Activists mourn demise of river cleanup program
By Tim Wacker
Staff Writer Lawrence Tribune
Environmental activists are mourning the loss of a popular river protection program — a quiet casualty of Gov. Mitt Romney's budget-cutting plan. They say the Massachusetts Watershed Initiative's demise will hinder or halt dozens of projects they are working on. The program was launched five years ago to organize and assist the efforts of a hodge-podge of private environmental groups dedicated to cleaning up and protecting the state's rivers.
Dozens of state environmental employees assigned to the program eventually made themselves indispensable to those groups, which must again fend for themselves.

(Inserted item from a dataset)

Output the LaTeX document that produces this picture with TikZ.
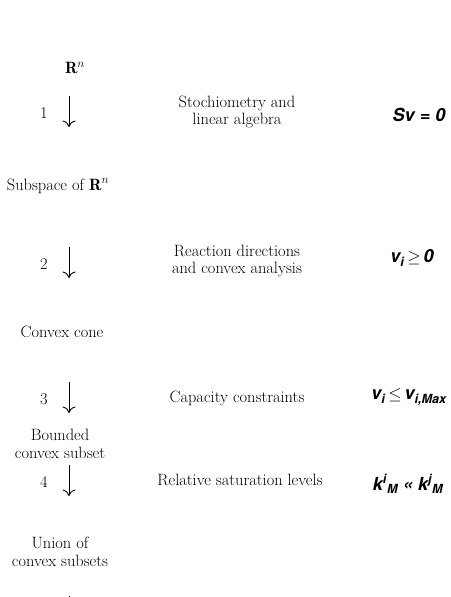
\documentclass[tikz,border=0pt]{standalone}
\usepackage{fontspec}
\newfontfamily\hel{TeX Gyre Heros}
\usetikzlibrary{arrows.meta}
\begin{document}
\begin{tikzpicture}[x=1pt,y=-1pt,
  lbl/.style={font=\fontsize{16.4}{17.8}\selectfont, align=center, inner sep=0},
  eqn/.style={font=\hel\bfseries\itshape\fontsize{18}{20}\selectfont, inner sep=0},
  stepnum/.style={font=\fontsize{16.4}{17.8}\selectfont, inner sep=0},
  flow/.style={-{Computer Modern Rightarrow[length=6.5pt,width=13pt]}, line width=0.9pt}]
\useasboundingbox (0,0) rectangle (450,597);
% states
\node[lbl] (s0) at (75,68) {$\mathbf{R}^n$};
\node[lbl] (s1) at (58,186) {Subspace of $\mathbf{R}^n$};
\node[lbl] (s2) at (62,332) {Convex cone};
\node[lbl] (s3) at (60,444) {Bounded\\convex subset};
\node[lbl] (s4) at (60,552) {Union of\\convex subsets};
% step numbers
\node[stepnum] (n1) at (44,113) {1};
\node[stepnum] (n2) at (44,264) {2};
\node[stepnum] (n3) at (44,399) {3};
\node[stepnum] (n4) at (44,482) {4};
% arrows
\coordinate (a1s) at (69,96);  \coordinate (a1e) at (69,127);
\coordinate (a2s) at (69,247); \coordinate (a2e) at (69,278);
\coordinate (a3s) at (69,382); \coordinate (a3e) at (69,413);
\coordinate (a4s) at (69,465); \coordinate (a4e) at (69,496);
\draw[flow] (a1s) -- (a1e);
\draw[flow] (a2s) -- (a2e);
\draw[flow] (a3s) -- (a3e);
\draw[flow] (a4s) -- (a4e);
\coordinate (a5s) at (69,595.5); \coordinate (a5e) at (69,597);
\draw[line width=0.9pt] (a5s) -- (a5e);
% descriptions
\node[lbl] (d1) at (237,112) {Stochiometry and\\linear algebra};
\node[lbl] (d2) at (237,261) {Reaction directions\\and convex analysis};
\node[lbl] (d3) at (237,398) {Capacity constraints};
\node[lbl] (d4) at (240,480) {Relative saturation levels};
% equations
\node[eqn] (e1) at (419,115) {Sv = 0};
\node[eqn] (e2) at (412,258) {v\textsubscript{i}\,$\geq$\,0};
\node[eqn] (e3) at (409,397) {v\textsubscript{i}\,$\leq$\,v\textsubscript{i,Max}};
\node[eqn] (e4) at (408,484) {k\textsuperscript{i}\textsubscript{M} « k\textsuperscript{j}\textsubscript{M}};
\end{tikzpicture}
\end{document}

"It was a great loss," said Mike Davis, a drinking-water advocate with the Clean Water Fund, a national organization with a base in Boston. "They were a great group of people. They were not kids out of college. They had extensive experience in their fields. They had innovative ways to reach out to people to get them involved in these watersheds."
The Watershed Initiative got the unofficial word of its demise in January, and the axe formally fell Friday. Most of the state Department of Environmental Protection employees who were assigned to the program were reassigned to their previous jobs, EOEA spokeswoman Katie Cahill said.
"Fundamentally, it didn't make sense to have them in these separate agencies," Cahill said of the DEP staff assigned to the watershed program. "When you form a separate agency you are inherently going to create overlap."
It is not the program that is missed so much as the people involved in it, said the heads of three private watershed groups. The watershed protection program was divided into 27 teams that coordinated local preservation efforts for 27 watersheds throughout the state.
William Dunn, leader of the Merrimack Watershed Team, was an invaluable resource, said Lowell lawyer Matthew Donahue, president of the Merrimack River Watershed Council, a private group in .Lowell concerned with the Merrimack. Dunn helped local environmental groups secure state grants that are their lifeblood. Dunn also helped bring together different private environmental groups who work toward similar goals but not with each other.
"They've eliminated a network that we relied on very heavily," Donahue said. "May it rest in peace. Maybe it's resting in pieces." It is. Scattered across the state are dozens of plans and proposals from the watershed program's 27 teams. Those plans will have to be sifted in the coming months to see what will be funded and what won't, Cahill said.